■ **Data supplied**:
^^^^^^^^
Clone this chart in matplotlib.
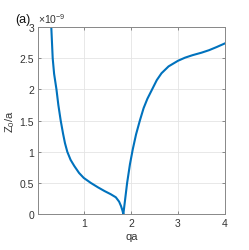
import numpy as np
import matplotlib
matplotlib.use('Agg')
import matplotlib.pyplot as plt

plt.rcParams['font.family'] = ['Liberation Sans', 'DejaVu Sans']
plt.rcParams['mathtext.fontset'] = 'custom'
plt.rcParams['mathtext.rm'] = 'Liberation Sans'

# values, Z0/a in units of 1e-9
qa = [0.31, 0.34, 0.37, 0.42, 0.46, 0.51, 0.56, 0.60, 0.65, 0.72, 0.80, 0.90, 1.0,
      1.15, 1.3, 1.44, 1.57, 1.68, 1.75, 1.79, 1.82, 1.84,
      1.88, 1.92, 1.98, 2.04, 2.11, 2.19, 2.27, 2.35, 2.45, 2.55, 2.65, 2.8,
      3.0, 3.15, 3.31, 3.5, 3.66, 3.82, 4.0]
z0 = [3.0, 2.5, 2.25, 2.0, 1.75, 1.5, 1.29, 1.14, 1.0, 0.87, 0.77, 0.66, 0.58,
      0.50, 0.43, 0.37, 0.32, 0.27, 0.20, 0.13, 0.06, 0.0,
      0.25, 0.5, 0.8, 1.04, 1.28, 1.5, 1.70, 1.85, 2.0, 2.15, 2.26, 2.37,
      2.46, 2.51, 2.55, 2.59, 2.63, 2.68, 2.74]
xticks = [1, 2, 3, 4]
yticks = [0, 0.5, 1, 1.5, 2, 2.5, 3]
yticklabels = ['0', '0.5', '1', '1.5', '2', '2.5', '3']

txt = '#333333'
fig = plt.figure(figsize=(2.49, 2.51), dpi=100)
ax = fig.add_axes([0.153, 0.143, 0.751, 0.745])
ax.plot(qa, z0, color='#0072BD', lw=1.5, solid_joinstyle='round')
ax.set_xlim(0.03, 4)
ax.set_ylim(0, 3)
ax.set_xticks(xticks)
ax.set_yticks(yticks)
ax.set_yticklabels(yticklabels)
ax.grid(True, color='#e4e4e4', lw=0.6)
ax.set_axisbelow(True)
ax.tick_params(direction='in', length=2.5, width=0.6, colors='#777777',
               labelcolor=txt, labelsize=7.5, top=True, right=True, pad=3)
for s in ax.spines.values():
    s.set_color('#888888')
    s.set_linewidth(0.7)
ax.set_xlabel('qa', fontsize=8, color=txt, labelpad=2)
ax.set_ylabel('Z$_0$/a', fontsize=8, color=txt, labelpad=2)
ax.text(0.0, 1.01, r'$\times10^{-9}$', transform=ax.transAxes, fontsize=7.5,
        color=txt, ha='left', va='bottom')
fig.text(0.06, 0.92, '(a)', fontsize=9, color='#111111', ha='left', va='center')

fig.savefig('out.png', dpi=100)
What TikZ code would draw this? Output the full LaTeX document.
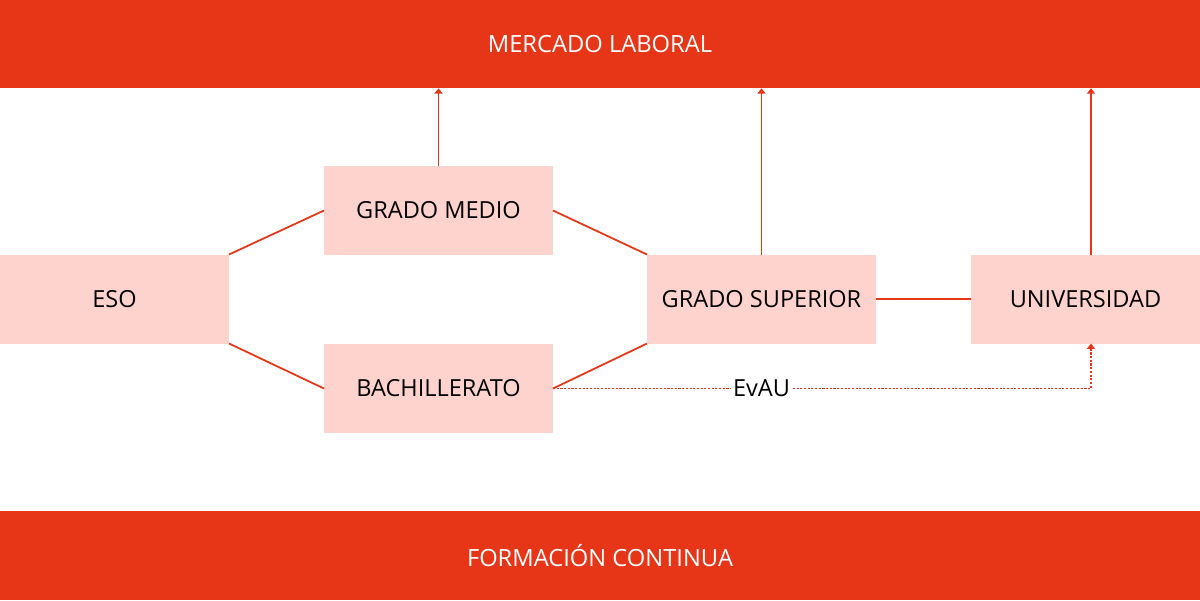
\documentclass[tikz,border=0pt]{standalone}
\usepackage{fontspec}
\setmainfont{Open Sans}
\usepackage{xcolor}
\usetikzlibrary{arrows.meta}

\definecolor{rojo}{RGB}{230,53,23}
\definecolor{rosa}{RGB}{255,211,205}

\begin{document}
\begin{tikzpicture}[
    bar/.style={fill=rojo, text=white, minimum width=24cm, minimum height=1.77cm, inner sep=0pt, outer sep=0pt, font=\fontsize{13.5}{16}\selectfont},
    etapa/.style={fill=rosa, minimum width=4.58cm, minimum height=1.78cm, inner sep=0pt, outer sep=0pt, font=\fontsize{13.4}{16}\selectfont},
    enlace/.style={draw=rojo, line width=1pt},
    salida/.style={enlace, -{Triangle[width=4.5pt,length=3pt]}},
    acceso/.style={draw=rojo, line width=1.1pt, dash pattern=on 1.2pt off 0.9pt, -{Triangle[width=4.5pt,length=3pt]}}
]
\useasboundingbox (0,0) rectangle (24,-12);

\node[bar] (laboral) at (12,-0.88) {MERCADO LABORAL};
\node[bar] (formacion) at (12,-11.11) {FORMACIÓN CONTINUA};

\node[etapa] (eso) at (2.29,-5.98) {ESO};
\node[etapa] (medio) at (8.77,-4.21) {GRADO MEDIO};
\node[etapa] (bach) at (8.77,-7.77) {BACHILLERATO};
\node[etapa] (superior) at (15.23,-5.98) {GRADO SUPERIOR};
\node[etapa] (univ) at (21.71,-5.98) {UNIVERSIDAD};

\draw[enlace] (eso.north east) -- (medio.west);
\draw[enlace] (eso.south east) -- (bach.west);
\draw[enlace] (medio.east) -- (superior.north west);
\draw[enlace] (bach.east) -- (superior.south west);
\draw[enlace] (superior.east) -- (univ.west);

% salidas al mercado laboral
\draw[salida] (medio.north) -- (medio.north |- laboral.south);
\draw[salida] (superior.north) -- (superior.north |- laboral.south);
\coordinate (univ top) at ([xshift=0.11cm]univ.north);
\coordinate (univ bot) at ([xshift=0.11cm]univ.south);
\draw[salida] (univ top) -- (univ top |- laboral.south);

% acceso por EvAU
\draw[acceso] (bach.east) -- (univ bot |- bach.east) -- (univ bot);
\node[fill=white, inner sep=1pt, font=\fontsize{13.4}{16}\selectfont] (evau) at (superior.south |- bach.east) {EvAU};
\end{tikzpicture}
\end{document}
^^^^^^^^
■ **Exercise instructions**: All of the entries above should be duplicated exactly, except for the pictures.

■ **Response to the task**:
Clone this chart in matplotlib.
import numpy as np
import matplotlib
matplotlib.use('Agg')
import matplotlib.pyplot as plt

plt.rcParams['font.family'] = ['Liberation Sans', 'DejaVu Sans']
plt.rcParams['mathtext.fontset'] = 'custom'
plt.rcParams['mathtext.rm'] = 'Liberation Sans'

# values, Z0/a in units of 1e-9
qa = [0.31, 0.34, 0.37, 0.42, 0.46, 0.51, 0.56, 0.60, 0.65, 0.72, 0.80, 0.90, 1.0,
      1.15, 1.3, 1.44, 1.57, 1.68, 1.75, 1.79, 1.82, 1.84,
      1.88, 1.92, 1.98, 2.04, 2.11, 2.19, 2.27, 2.35, 2.45, 2.55, 2.65, 2.8,
      3.0, 3.15, 3.31, 3.5, 3.66, 3.82, 4.0]
z0 = [3.0, 2.5, 2.25, 2.0, 1.75, 1.5, 1.29, 1.14, 1.0, 0.87, 0.77, 0.66, 0.58,
      0.50, 0.43, 0.37, 0.32, 0.27, 0.20, 0.13, 0.06, 0.0,
      0.25, 0.5, 0.8, 1.04, 1.28, 1.5, 1.70, 1.85, 2.0, 2.15, 2.26, 2.37,
      2.46, 2.51, 2.55, 2.59, 2.63, 2.68, 2.74]
xticks = [1, 2, 3, 4]
yticks = [0, 0.5, 1, 1.5, 2, 2.5, 3]
yticklabels = ['0', '0.5', '1', '1.5', '2', '2.5', '3']

txt = '#333333'
fig = plt.figure(figsize=(2.49, 2.51), dpi=100)
ax = fig.add_axes([0.153, 0.143, 0.751, 0.745])
ax.plot(qa, z0, color='#0072BD', lw=1.5, solid_joinstyle='round')
ax.set_xlim(0.03, 4)
ax.set_ylim(0, 3)
ax.set_xticks(xticks)
ax.set_yticks(yticks)
ax.set_yticklabels(yticklabels)
ax.grid(True, color='#e4e4e4', lw=0.6)
ax.set_axisbelow(True)
ax.tick_params(direction='in', length=2.5, width=0.6, colors='#777777',
               labelcolor=txt, labelsize=7.5, top=True, right=True, pad=3)
for s in ax.spines.values():
    s.set_color('#888888')
    s.set_linewidth(0.7)
ax.set_xlabel('qa', fontsize=8, color=txt, labelpad=2)
ax.set_ylabel('Z$_0$/a', fontsize=8, color=txt, labelpad=2)
ax.text(0.0, 1.01, r'$\times10^{-9}$', transform=ax.transAxes, fontsize=7.5,
        color=txt, ha='left', va='bottom')
fig.text(0.06, 0.92, '(a)', fontsize=9, color='#111111', ha='left', va='center')

fig.savefig('out.png', dpi=100)
What TikZ code would draw this? Output the full LaTeX document.
\documentclass[tikz,border=0pt]{standalone}
\usepackage{fontspec}
\setmainfont{Open Sans}
\usepackage{xcolor}
\usetikzlibrary{arrows.meta}

\definecolor{rojo}{RGB}{230,53,23}
\definecolor{rosa}{RGB}{255,211,205}

\begin{document}
\begin{tikzpicture}[
    bar/.style={fill=rojo, text=white, minimum width=24cm, minimum height=1.77cm, inner sep=0pt, outer sep=0pt, font=\fontsize{13.5}{16}\selectfont},
    etapa/.style={fill=rosa, minimum width=4.58cm, minimum height=1.78cm, inner sep=0pt, outer sep=0pt, font=\fontsize{13.4}{16}\selectfont},
    enlace/.style={draw=rojo, line width=1pt},
    salida/.style={enlace, -{Triangle[width=4.5pt,length=3pt]}},
    acceso/.style={draw=rojo, line width=1.1pt, dash pattern=on 1.2pt off 0.9pt, -{Triangle[width=4.5pt,length=3pt]}}
]
\useasboundingbox (0,0) rectangle (24,-12);

\node[bar] (laboral) at (12,-0.88) {MERCADO LABORAL};
\node[bar] (formacion) at (12,-11.11) {FORMACIÓN CONTINUA};

\node[etapa] (eso) at (2.29,-5.98) {ESO};
\node[etapa] (medio) at (8.77,-4.21) {GRADO MEDIO};
\node[etapa] (bach) at (8.77,-7.77) {BACHILLERATO};
\node[etapa] (superior) at (15.23,-5.98) {GRADO SUPERIOR};
\node[etapa] (univ) at (21.71,-5.98) {UNIVERSIDAD};

\draw[enlace] (eso.north east) -- (medio.west);
\draw[enlace] (eso.south east) -- (bach.west);
\draw[enlace] (medio.east) -- (superior.north west);
\draw[enlace] (bach.east) -- (superior.south west);
\draw[enlace] (superior.east) -- (univ.west);

% salidas al mercado laboral
\draw[salida] (medio.north) -- (medio.north |- laboral.south);
\draw[salida] (superior.north) -- (superior.north |- laboral.south);
\coordinate (univ top) at ([xshift=0.11cm]univ.north);
\coordinate (univ bot) at ([xshift=0.11cm]univ.south);
\draw[salida] (univ top) -- (univ top |- laboral.south);

% acceso por EvAU
\draw[acceso] (bach.east) -- (univ bot |- bach.east) -- (univ bot);
\node[fill=white, inner sep=1pt, font=\fontsize{13.4}{16}\selectfont] (evau) at (superior.south |- bach.east) {EvAU};
\end{tikzpicture}
\end{document}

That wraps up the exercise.